** Set exercise **
Copy everything in the listing below word for word, apart from any images.
** Begin Dataset content **
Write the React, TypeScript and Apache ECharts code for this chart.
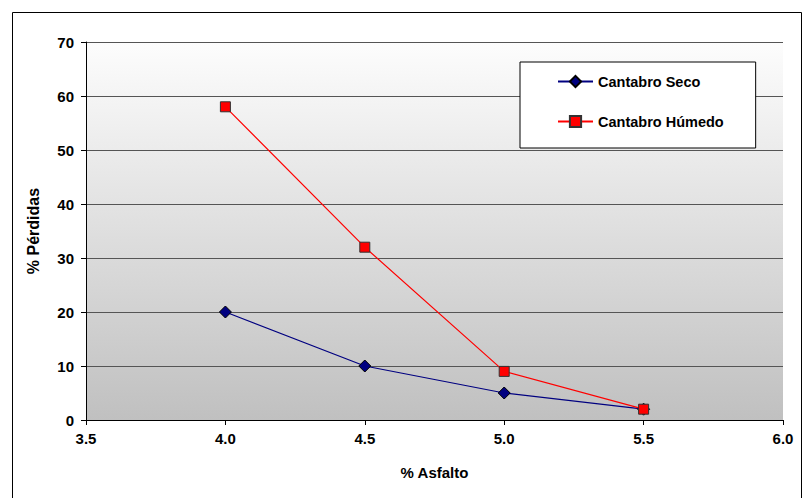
import React, { useEffect, useRef } from "react";
import * as echarts from "echarts";

// Asphalt content (%) on the x axis
const asfalto = [4.0, 4.5, 5.0, 5.5];
// Cantabro losses (%)
const cantabroSeco = [20, 10, 5, 2];
const cantabroHumedo = [58, 32, 9, 2];

const xTicks = { min: 3.5, max: 6.0, interval: 0.5 };
const yTicks = { min: 0, max: 70, interval: 10 };

const FONT = "Liberation Sans, Arial, sans-serif";

export default function App() {
  const ref = useRef<HTMLDivElement>(null);

  useEffect(() => {
    if (!ref.current) return;
    const chart = echarts.init(ref.current, null, { renderer: "svg" });
    const pair = (ys: number[]) => asfalto.map((x, i) => [x, ys[i]]);

    chart.setOption({
      animation: false,
      backgroundColor: "#ffffff",
      textStyle: { fontFamily: FONT, color: "#000" },
      grid: {
        left: 86,
        right: 26,
        top: 42,
        bottom: 78,
        show: true,
        borderWidth: 0,
        backgroundColor: new echarts.graphic.LinearGradient(0, 0, 0, 1, [
          { offset: 0, color: "#fdfdfd" },
          { offset: 1, color: "#c0c0c0" },
        ]),
      },
      graphic: [
        {
          type: "rect",
          shape: { x: 12.5, y: 12.5, width: 789, height: 500 },
          style: { fill: "none", stroke: "#000", lineWidth: 1 },
          silent: true,
          z: -10,
        },
      ],
      legend: {
        orient: "vertical",
        left: 520,
        top: 62,
        padding: [12, 32, 19, 37],
        itemWidth: 35,
        itemHeight: 14,
        itemGap: 25,
        backgroundColor: "#ffffff",
        borderColor: "#000",
        borderWidth: 1,
        borderRadius: 0,
        textStyle: { fontFamily: FONT, fontWeight: "bold", fontSize: 14.5, color: "#000" },
        data: ["Cantabro Seco", "Cantabro Húmedo"],
      },
      xAxis: {
        type: "value",
        min: xTicks.min,
        max: xTicks.max,
        interval: xTicks.interval,
        name: "% Asfalto",
        nameLocation: "middle",
        nameGap: 45,
        nameTextStyle: { fontFamily: FONT, fontWeight: "bold", fontSize: 15, color: "#000" },
        axisLine: { show: true, onZero: false, lineStyle: { color: "#000", width: 1 } },
        axisTick: { show: true, inside: false, length: 5, lineStyle: { color: "#000" } },
        axisLabel: {
          fontFamily: FONT,
          fontWeight: "bold",
          fontSize: 15,
          color: "#000",
          margin: 11,
          formatter: (v: number) => v.toFixed(1),
        },
        splitLine: { show: false },
      },
      yAxis: {
        type: "value",
        min: yTicks.min,
        max: yTicks.max,
        interval: yTicks.interval,
        name: "% Pérdidas",
        nameLocation: "middle",
        nameGap: 45,
        nameTextStyle: { fontFamily: FONT, fontWeight: "bold", fontSize: 16, color: "#000" },
        axisLine: { show: true, lineStyle: { color: "#000", width: 1 } },
        axisTick: { show: true, inside: false, length: 5, lineStyle: { color: "#000" } },
        axisLabel: {
          fontFamily: FONT,
          fontWeight: "bold",
          fontSize: 15,
          color: "#000",
          margin: 12,
        },
        splitLine: { show: true, lineStyle: { color: "#555555", width: 1 } },
      },
      series: [
        {
          name: "Cantabro Seco",
          type: "line",
          data: pair(cantabroSeco),
          symbol: "diamond",
          symbolSize: 12,
          lineStyle: { color: "#000080", width: 1.2 },
          itemStyle: { color: "#000080", borderColor: "#000", borderWidth: 1 },
          z: 3,
        },
        {
          name: "Cantabro Húmedo",
          type: "line",
          data: pair(cantabroHumedo),
          symbol: "rect",
          symbolSize: 10,
          lineStyle: { color: "#ff0000", width: 1.2 },
          itemStyle: { color: "#ff0000", borderColor: "#333", borderWidth: 1 },
          z: 4,
        },
      ],
    });

    return () => chart.dispose();
  }, []);

  return (
    <div
      ref={ref}
      style={{ position: "fixed", left: 0, top: 0, width: 809, height: 498 }}
    />
  );
}
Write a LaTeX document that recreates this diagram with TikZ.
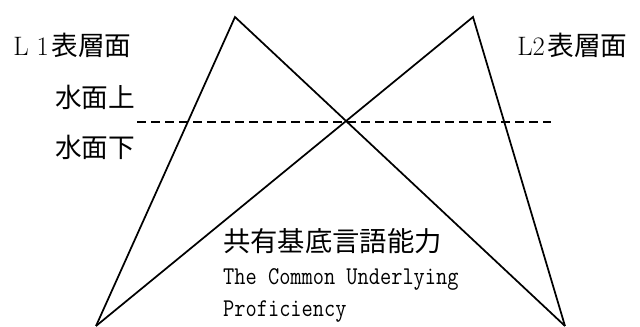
** End Dataset content **
** Task answer **
Write the React, TypeScript and Apache ECharts code for this chart.
import React, { useEffect, useRef } from "react";
import * as echarts from "echarts";

// Asphalt content (%) on the x axis
const asfalto = [4.0, 4.5, 5.0, 5.5];
// Cantabro losses (%)
const cantabroSeco = [20, 10, 5, 2];
const cantabroHumedo = [58, 32, 9, 2];

const xTicks = { min: 3.5, max: 6.0, interval: 0.5 };
const yTicks = { min: 0, max: 70, interval: 10 };

const FONT = "Liberation Sans, Arial, sans-serif";

export default function App() {
  const ref = useRef<HTMLDivElement>(null);

  useEffect(() => {
    if (!ref.current) return;
    const chart = echarts.init(ref.current, null, { renderer: "svg" });
    const pair = (ys: number[]) => asfalto.map((x, i) => [x, ys[i]]);

    chart.setOption({
      animation: false,
      backgroundColor: "#ffffff",
      textStyle: { fontFamily: FONT, color: "#000" },
      grid: {
        left: 86,
        right: 26,
        top: 42,
        bottom: 78,
        show: true,
        borderWidth: 0,
        backgroundColor: new echarts.graphic.LinearGradient(0, 0, 0, 1, [
          { offset: 0, color: "#fdfdfd" },
          { offset: 1, color: "#c0c0c0" },
        ]),
      },
      graphic: [
        {
          type: "rect",
          shape: { x: 12.5, y: 12.5, width: 789, height: 500 },
          style: { fill: "none", stroke: "#000", lineWidth: 1 },
          silent: true,
          z: -10,
        },
      ],
      legend: {
        orient: "vertical",
        left: 520,
        top: 62,
        padding: [12, 32, 19, 37],
        itemWidth: 35,
        itemHeight: 14,
        itemGap: 25,
        backgroundColor: "#ffffff",
        borderColor: "#000",
        borderWidth: 1,
        borderRadius: 0,
        textStyle: { fontFamily: FONT, fontWeight: "bold", fontSize: 14.5, color: "#000" },
        data: ["Cantabro Seco", "Cantabro Húmedo"],
      },
      xAxis: {
        type: "value",
        min: xTicks.min,
        max: xTicks.max,
        interval: xTicks.interval,
        name: "% Asfalto",
        nameLocation: "middle",
        nameGap: 45,
        nameTextStyle: { fontFamily: FONT, fontWeight: "bold", fontSize: 15, color: "#000" },
        axisLine: { show: true, onZero: false, lineStyle: { color: "#000", width: 1 } },
        axisTick: { show: true, inside: false, length: 5, lineStyle: { color: "#000" } },
        axisLabel: {
          fontFamily: FONT,
          fontWeight: "bold",
          fontSize: 15,
          color: "#000",
          margin: 11,
          formatter: (v: number) => v.toFixed(1),
        },
        splitLine: { show: false },
      },
      yAxis: {
        type: "value",
        min: yTicks.min,
        max: yTicks.max,
        interval: yTicks.interval,
        name: "% Pérdidas",
        nameLocation: "middle",
        nameGap: 45,
        nameTextStyle: { fontFamily: FONT, fontWeight: "bold", fontSize: 16, color: "#000" },
        axisLine: { show: true, lineStyle: { color: "#000", width: 1 } },
        axisTick: { show: true, inside: false, length: 5, lineStyle: { color: "#000" } },
        axisLabel: {
          fontFamily: FONT,
          fontWeight: "bold",
          fontSize: 15,
          color: "#000",
          margin: 12,
        },
        splitLine: { show: true, lineStyle: { color: "#555555", width: 1 } },
      },
      series: [
        {
          name: "Cantabro Seco",
          type: "line",
          data: pair(cantabroSeco),
          symbol: "diamond",
          symbolSize: 12,
          lineStyle: { color: "#000080", width: 1.2 },
          itemStyle: { color: "#000080", borderColor: "#000", borderWidth: 1 },
          z: 3,
        },
        {
          name: "Cantabro Húmedo",
          type: "line",
          data: pair(cantabroHumedo),
          symbol: "rect",
          symbolSize: 10,
          lineStyle: { color: "#ff0000", width: 1.2 },
          itemStyle: { color: "#ff0000", borderColor: "#333", borderWidth: 1 },
          z: 4,
        },
      ],
    });

    return () => chart.dispose();
  }, []);

  return (
    <div
      ref={ref}
      style={{ position: "fixed", left: 0, top: 0, width: 809, height: 498 }}
    />
  );
}
Write a LaTeX document that recreates this diagram with TikZ.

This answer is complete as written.